司法書士内藤卓のLEAGALBLOG

会社法及び商業登記に関する話題を中心に,消費者問題,司法書士,京都に関する話題等々を取り上げています。

外形標準課税逃れの減資(?)

2006-06-03 10:25:18 | 会社法(改正商法等)
1044社、1億円以下に減資 課税逃れ目的か (朝日新聞) - goo ニュース

 資本金の額の減少は、一般的には、欠損填補のためになされることが多い。株主への有償払戻しを目的とすることも旧商法においては可能であったが、会社法では、それは、資本金の額の減少と剰余金の分配の二つの手続を同時に行う形となる。
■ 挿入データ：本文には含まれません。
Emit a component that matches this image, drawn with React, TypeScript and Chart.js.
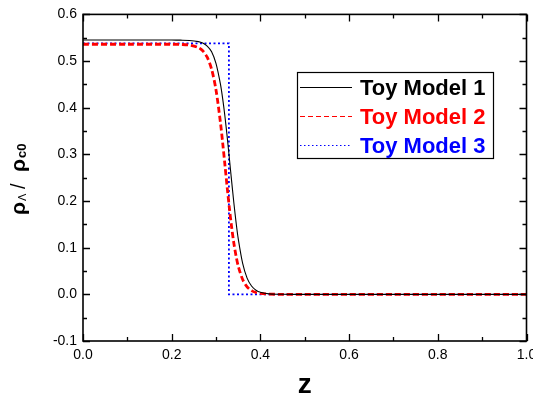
import React, { useEffect, useRef } from "react";
import { Chart, registerables } from "chart.js";

Chart.register(...registerables);

// ---- data ----
const zGrid = [
  0, 0.1, 0.2, 0.22, 0.24, 0.26, 0.27, 0.28, 0.29, 0.3, 0.31, 0.315, 0.32, 0.325, 0.33, 0.335,
  0.34, 0.345, 0.35, 0.36, 0.37, 0.38, 0.39, 0.4, 0.42, 0.45, 0.5, 0.6, 0.7, 0.8, 0.9, 1.0,
];
const model1 = [
  0.545, 0.545, 0.545, 0.5448, 0.5442, 0.5417, 0.5385, 0.532, 0.52, 0.4945, 0.45, 0.4189, 0.3816,
  0.3386, 0.2917, 0.2437, 0.1975, 0.1554, 0.1193, 0.0662, 0.0348, 0.0178, 0.0089, 0.0044, 0.0011,
  0.0001, 0, 0, 0, 0, 0, 0,
];
const model2 = [
  0.536, 0.536, 0.536, 0.5356, 0.5343, 0.529, 0.522, 0.5083, 0.4825, 0.4374, 0.3675, 0.3242,
  0.2775, 0.2302, 0.1853, 0.1449, 0.1106, 0.0826, 0.0607, 0.0317, 0.0161, 0.0081, 0.004, 0.002,
  0.0005, 0, 0, 0, 0, 0, 0, 0,
];
const model3Z = [0, 0.329, 0.329, 1.0];
const model3 = [0.538, 0.538, 0, 0];

const seriesNames = ["Toy Model 1", "Toy Model 2", "Toy Model 3"];
const seriesColors = ["#000000", "#ff0000", "#0000ff"];

const xMajorTicks = [0, 0.2, 0.4, 0.6, 0.8, 1.0];
const xMinorTicks = [0.1, 0.3, 0.5, 0.7, 0.9];
const yMajorTicks = [-0.1, 0, 0.1, 0.2, 0.3, 0.4, 0.5, 0.6];
const yMinorTicks = [-0.05, 0.05, 0.15, 0.25, 0.35, 0.45, 0.55];

const FONT = '"Liberation Sans", Arial, sans-serif';

const fmt = (v: any) => {
  const n = Number(v);
  return (Math.abs(n) < 1e-9 ? 0 : n).toFixed(1);
};

const decorPlugin = {
  id: "decor",
  afterDraw(chart: any) {
    const { ctx, chartArea: a, scales } = chart;
    const xs = scales.x;
    const ys = scales.y;
    ctx.save();
    // frame
    ctx.strokeStyle = "#000";
    ctx.lineWidth = 1.6;
    ctx.strokeRect(a.left, a.top, a.right - a.left, a.bottom - a.top);
    ctx.lineWidth = 1.3;
    const tick = (vals: number[], len: number) => {
      for (const v of vals) {
        const px = Math.round(xs.getPixelForValue(v)) + 0.5;
        ctx.beginPath();
        ctx.moveTo(px, a.bottom);
        ctx.lineTo(px, a.bottom - len);
        ctx.moveTo(px, a.top);
        ctx.lineTo(px, a.top + len);
        ctx.stroke();
      }
    };
    const ytick = (vals: number[], len: number) => {
      for (const v of vals) {
        const py = Math.round(ys.getPixelForValue(v)) + 0.5;
        ctx.beginPath();
        ctx.moveTo(a.left, py);
        ctx.lineTo(a.left + len, py);
        ctx.moveTo(a.right, py);
        ctx.lineTo(a.right - len, py);
        ctx.stroke();
      }
    };
    tick(xMajorTicks, 7);
    tick(xMinorTicks, 4);
    ytick(yMajorTicks, 7);
    ytick(yMinorTicks, 4);

    // legend
    const lx = 297.5, ly = 72.5, lw = 196, lh = 86;
    ctx.fillStyle = "#fff";
    ctx.fillRect(lx, ly, lw, lh);
    ctx.strokeStyle = "#000";
    ctx.lineWidth = 1.2;
    ctx.strokeRect(lx, ly, lw, lh);
    const rows = [87.5, 116.5, 145.5];
    const dashes = [[], [5, 3], [1.5, 2.5]];
    for (let i = 0; i < 3; i++) {
      ctx.strokeStyle = seriesColors[i];
      ctx.lineWidth = 1;
      ctx.setLineDash(dashes[i]);
      ctx.beginPath();
      ctx.moveTo(300, rows[i]);
      ctx.lineTo(352, rows[i]);
      ctx.stroke();
      ctx.setLineDash([]);
      ctx.fillStyle = seriesColors[i];
      ctx.font = `bold 22px ${FONT}`;
      ctx.textAlign = "left";
      ctx.textBaseline = "middle";
      ctx.fillText(seriesNames[i], 360, rows[i] + 1);
    }

    // x title
    ctx.fillStyle = "#000";
    ctx.font = `bold 28px ${FONT}`;
    ctx.textAlign = "center";
    ctx.textBaseline = "middle";
    ctx.fillText("z", (a.left + a.right) / 2, 385);

    // y title (rotated)
    ctx.translate(24.5, 215);
    ctx.rotate(-Math.PI / 2);
    ctx.textAlign = "left";
    ctx.textBaseline = "alphabetic";
    const parts: [string, string, number, number][] = [
      ["ρ", `bold 21px ${FONT}`, 0, 0],
      ["Λ", `11px ${FONT}`, 14, 1],
      ["/", `20px ${FONT}`, 26, 0],
      ["ρ", `bold 21px ${FONT}`, 43, 0],
      ["c0", `bold 13px ${FONT}`, 57, 1],
    ];
    for (const [t, f, off, dy] of parts) {
      ctx.font = f;
      ctx.fillText(t, off, dy);
    }
    ctx.restore();
  },
};

export default function App() {
  const ref = useRef<HTMLCanvasElement | null>(null);
  useEffect(() => {
    if (!ref.current) return;
    const chart = new Chart(ref.current, {
      type: "line",
      data: {
        datasets: [
          {
            label: seriesNames[0],
            data: zGrid.map((z, i) => ({ x: z, y: model1[i] })),
            borderColor: seriesColors[0],
            borderWidth: 1.1,
            pointRadius: 0,
            tension: 0.3,
          },
          {
            label: seriesNames[1],
            data: zGrid.map((z, i) => ({ x: z, y: model2[i] })),
            borderColor: seriesColors[1],
            borderWidth: 2.8,
            borderDash: [6, 3],
            pointRadius: 0,
            tension: 0.3,
          },
          {
            label: seriesNames[2],
            data: model3Z.map((z, i) => ({ x: z, y: model3[i] })),
            borderColor: seriesColors[2],
            borderWidth: 1.8,
            borderDash: [2, 2.5],
            pointRadius: 0,
            tension: 0,
          },
        ],
      },
      options: {
        responsive: false,
        animation: false,
        events: [],
        layout: { padding: { left: 0, right: 33.5, top: 10, bottom: 0 } },
        plugins: { legend: { display: false }, tooltip: { enabled: false } },
        scales: {
          x: {
            type: "linear",
            min: 0,
            max: 1,
            grid: { display: false, drawTicks: false },
            border: { display: false },
            ticks: {
              stepSize: 0.2,
              padding: 6,
              color: "#000",
              font: { family: FONT, size: 14 },
              maxRotation: 0,
              autoSkip: false,
              callback: fmt,
            },
            afterFit: (s: any) => {
              s.height = 59;
            },
          },
          y: {
            type: "linear",
            min: -0.1,
            max: 0.6,
            grid: { display: false, drawTicks: false },
            border: { display: false },
            ticks: {
              stepSize: 0.1,
              padding: 6,
              color: "#000",
              font: { family: FONT, size: 14 },
              callback: fmt,
            },
            afterFit: (s: any) => {
              s.width = 83;
            },
          },
        },
      },
      plugins: [decorPlugin],
    });
    return () => chart.destroy();
  }, []);

  return (
    <div
      style={{
        position: "fixed",
        left: 0,
        top: 0,
        width: 533,
        height: 400,
        overflow: "hidden",
        background: "#fff",
      }}
    >
      <canvas ref={ref} width={560} height={400} style={{ width: 560, height: 400, display: "block" }} />
    </div>
  );
}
 経済合理性の観点からは、外形標準課税回避のための資本金の額の減少も合理的選択と言えなくもない。資本金の額が不相応に巨大であるケースもあり、会社法下において、機関設計を簡素化するために、「大会社でない株式会社」に移行する目的で、資本金の額を減少させることも今後増えるであろうと思われる。

 資本金の額が大きい方がいい、とは必ずしも言えない。資本金の額は、会社法の下では純資産の部の計数の一つに変質したと言われているが、大会社 or 大会社でない株式会社を区分する重要な数字である。単なる税逃れではなく、戦略的機関設計のために、資本金の額の減少を検討すべきである。